Last April, local military personnel, surprised by the attacks and unprepared, even carried out raids on young civilians in Lunda-Norte, particularly in the Cuango municipality. According to several denunciations made by local citizens and relatives of the young people concerned, these youths were sent, without basic training, to fight against the Congolese attackers,

In the Lundas, local authorities have noted that the SISM’s regional representative was evicted from the residence in Saurimo that had been rented by the military intelligence, after rents were unpaid for two years. “How is it possible for Military Intelligence in Luanda to know what is really going on at the border, when their representative had to leave the area due to non-payment of rent?”, questioned a local authority on condition of anonymity.

Meanwhile, the situation in Luanda is no less chaotic. Officials in key positions at the SISM have not taken up their posts since they were appointed by the President of the Republic and Commander-in-Chief José Eduardo dos Santos in 2013, creating an unprecedented climate of demoralization.
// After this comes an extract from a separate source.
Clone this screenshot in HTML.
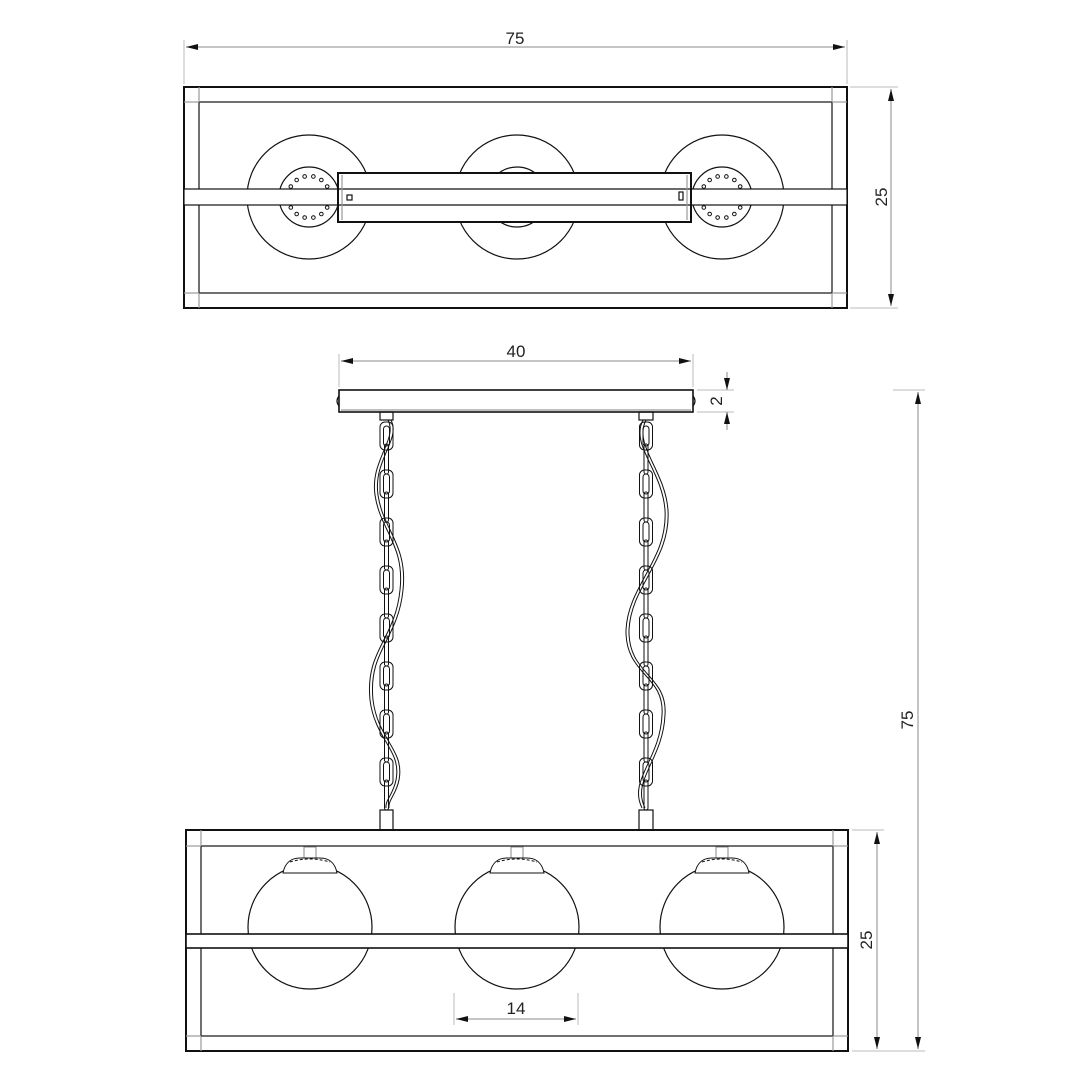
<!DOCTYPE html>
<html><head><meta charset="utf-8"><style>
html,body{margin:0;padding:0;background:#fff}
svg{display:block}
text{font-family:"Liberation Sans",sans-serif;font-size:17px;fill:#222}
</style></head><body>
<svg id="s" width="1080" height="1080" viewBox="0 0 1080 1080" xmlns="http://www.w3.org/2000/svg">
<defs>
<marker id="a" viewBox="0 0 12 6" refX="12" refY="3" markerWidth="12" markerHeight="6" orient="auto-start-reverse" markerUnits="userSpaceOnUse"><path d="M0,0L12,3L0,6z" fill="#111"/></marker>
</defs>
<g fill="none" stroke="#bbb" stroke-width="1">
<line x1="184" y1="40" x2="184" y2="84"/><line x1="847" y1="40" x2="847" y2="84"/>
<line x1="850" y1="87" x2="898" y2="87"/><line x1="850" y1="308" x2="898" y2="308"/>
<line x1="339" y1="354" x2="339" y2="387"/><line x1="693" y1="354" x2="693" y2="387"/>
<line x1="697" y1="390" x2="734" y2="390"/><line x1="697" y1="412" x2="734" y2="412"/>
<line x1="893" y1="390" x2="925" y2="390"/><line x1="852" y1="1051" x2="925" y2="1051"/>
<line x1="852" y1="830" x2="884" y2="830"/>
<line x1="454" y1="993" x2="454" y2="1025"/><line x1="578" y1="993" x2="578" y2="1025"/>
</g>
<g stroke="#888" stroke-width="1" fill="none">
<line x1="186" y1="47" x2="845" y2="47" marker-start="url(#a)" marker-end="url(#a)"/>
<line x1="891" y1="89" x2="891" y2="306" marker-start="url(#a)" marker-end="url(#a)"/>
<line x1="341" y1="361" x2="691" y2="361" marker-start="url(#a)" marker-end="url(#a)"/>
<line x1="727" y1="372" x2="727" y2="390" marker-end="url(#a)"/>
<line x1="727" y1="430" x2="727" y2="412" marker-end="url(#a)"/>
<line x1="918" y1="392" x2="918" y2="1049" marker-start="url(#a)" marker-end="url(#a)"/>
<line x1="877" y1="832" x2="877" y2="1049" marker-start="url(#a)" marker-end="url(#a)"/>
<line x1="456" y1="1019" x2="576" y2="1019" marker-start="url(#a)" marker-end="url(#a)"/>
</g>
<text x="515" y="44" text-anchor="middle">75</text>
<text x="516" y="357" text-anchor="middle">40</text>
<text x="516" y="1014" text-anchor="middle">14</text>
<text transform="translate(887,197) rotate(-90)" text-anchor="middle">25</text>
<text transform="translate(722,401) rotate(-90)" text-anchor="middle">2</text>
<text transform="translate(913,720) rotate(-90)" text-anchor="middle">75</text>
<text transform="translate(872,940) rotate(-90)" text-anchor="middle">25</text>

<g fill="none" stroke="#111" stroke-width="1.2" id="top">
<circle cx="309" cy="197" r="62"/><circle cx="517" cy="197" r="62"/><circle cx="722" cy="197" r="62"/>
<circle cx="309" cy="197" r="30"/><circle cx="517" cy="197" r="30"/><circle cx="722" cy="197" r="30"/>
<rect x="184" y="87" width="663" height="221" stroke-width="2"/>
<rect x="199" y="102" width="633" height="191"/>
<line x1="184" y1="102" x2="199" y2="102" stroke="#999"/><line x1="832" y1="102" x2="847" y2="102" stroke="#999"/>
<line x1="184" y1="293" x2="199" y2="293" stroke="#999"/><line x1="832" y1="293" x2="847" y2="293" stroke="#999"/>
<line x1="199" y1="87" x2="199" y2="102" stroke="#999"/><line x1="832" y1="87" x2="832" y2="102" stroke="#999"/>
<line x1="199" y1="293" x2="199" y2="308" stroke="#999"/><line x1="832" y1="293" x2="832" y2="308" stroke="#999"/>
<rect x="184" y="189" width="663" height="16" fill="#fff"/>
<rect x="338" y="173" width="353" height="49" fill="#fff" stroke-width="2"/>
<line x1="338" y1="189" x2="691" y2="189"/><line x1="338" y1="205" x2="691" y2="205"/>
<line x1="342" y1="175" x2="342" y2="220" stroke="#999"/><line x1="687" y1="175" x2="687" y2="220" stroke="#999"/>
<rect x="347" y="195" width="5" height="5"/><rect x="679" y="192" width="4" height="8"/>
</g>
<g id="dots" fill="#fff" stroke="#111" stroke-width="1"></g>

<g fill="none" stroke="#111" stroke-width="1.2">
<rect x="339" y="390" width="354" height="22" fill="#fff" stroke-width="1.6"/>
<line x1="341" y1="410" x2="691" y2="410" stroke="#999"/>
<path d="M339,396 q-4,5 0,10" /><path d="M693,396 q4,5 0,10"/>
<rect x="380" y="412" width="13" height="8"/><rect x="639" y="412" width="14" height="8"/>
<rect x="380" y="810" width="13" height="20"/><rect x="639" y="810" width="14" height="20"/>
</g>
<g id="chains" fill="none" stroke="#111" stroke-width="1"></g>
<g fill="none" stroke="#111" stroke-width="1">
<path d="M388,420 C398,440 370,460 375,495 C380,530 405,545 400,590 C395,640 365,650 370,700 C375,740 402,750 396,780 C393,795 385,800 386,808"/>
<path d="M391,420 C401,440 373,460 378,495 C383,530 408,545 403,590 C398,640 368,650 373,700 C378,740 405,750 399,780 C396,795 388,800 389,808"/>
<path d="M643,420 C630,445 662,470 665,510 C668,560 628,585 626,630 C625,675 665,675 662,715 C660,760 628,780 642,808"/>
<path d="M646,420 C633,445 665,470 668,510 C671,560 631,585 629,630 C628,675 668,675 665,715 C663,760 631,780 645,808"/>
</g>

<g fill="none" stroke="#111" stroke-width="1.2">
<circle cx="310" cy="927" r="62"/><circle cx="517" cy="927" r="62"/><circle cx="722" cy="927" r="62"/>
<rect x="186" y="830" width="662" height="221" stroke-width="2"/>
<rect x="201" y="846" width="632" height="190"/>
<line x1="186" y1="846" x2="201" y2="846" stroke="#999"/><line x1="833" y1="846" x2="848" y2="846" stroke="#999"/>
<line x1="186" y1="1036" x2="201" y2="1036" stroke="#999"/><line x1="833" y1="1036" x2="848" y2="1036" stroke="#999"/>
<line x1="201" y1="830" x2="201" y2="846" stroke="#999"/><line x1="833" y1="830" x2="833" y2="846" stroke="#999"/>
<line x1="201" y1="1036" x2="201" y2="1051" stroke="#999"/><line x1="833" y1="1036" x2="833" y2="1051" stroke="#999"/>
<rect x="186" y="934" width="662" height="14" fill="#fff" stroke-width="1.6"/>
</g>
<g id="caps" fill="#fff" stroke="#111" stroke-width="1"></g>
<script>
var NS="http://www.w3.org/2000/svg";
function el(p,t,a){var e=document.createElementNS(NS,t);for(var k in a)e.setAttribute(k,a[k]);document.getElementById(p).appendChild(e);}
[309,722].forEach(function(cx){for(var i=0;i<12;i++){var ang=(i<6? -150+i*24 : 30+(i-6)*24)*Math.PI/180;el("dots","circle",{cx:cx+21*Math.cos(ang),cy:197+21*Math.sin(ang),r:1.8});}});
[386.5,646].forEach(function(cx){for(var y=422;y<805;y+=24){var full=((y-422)/24)%2==0;
 if(full){el("chains","rect",{x:cx-6.5,y:y,width:13,height:28,rx:5});el("chains","rect",{x:cx-3,y:y+4,width:6,height:20,rx:3});}
 else{el("chains","rect",{x:cx-2,y:y-2,width:4,height:30,rx:2});}}});
[310,517,722].forEach(function(cx){
 el("caps","rect",{x:cx-6,y:847,width:12,height:11,stroke:"#888"});
 el("caps","path",{d:"M"+(cx-27)+",873 C"+(cx-25)+",862 "+(cx-18)+",858 "+(cx-10)+",858 L"+(cx+10)+",858 C"+(cx+18)+",858 "+(cx+25)+",862 "+(cx+27)+",873 Z"});
 el("caps","path",{d:"M"+(cx-20)+",862 Q"+cx+",856 "+(cx+20)+",862",fill:"none","stroke-dasharray":"3,2"});
});
</script>
</svg>
</body></html>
The infamous head of SISM, General José António Maria “Zé Maria” has prohibited them from signing any documents. Some were ordered to leave the SISM and sent home, even though they had not been dismissed by José Eduardo dos Santos. These include, for example, Lieutenant-General Koquelo, Chief of Intelligence of the Army Command; Brigadier Calongo, deputy chief of Intelligence of the General Staff of the FAA; and Brigadier Simba, head of the Operations Directorate of Military Intelligence.

On 27 June, General Zé Maria bypassed the authority of the Commander-in-Chief, to dismiss, on a whim, Brigadiers Mbuila João Minguela and João Kaluhapa, respectively heads of the directorates of Military Counterintelligence and Military Intelligence Operations in the Army Command. The president alone has the competence to remove general officers.

Unaware of this situation, many Angolan citizens along the border continue to harbour the idea that an Angolan military intervention in the Kasai region may restore some order and stop the influx of refugees into Angolan territory.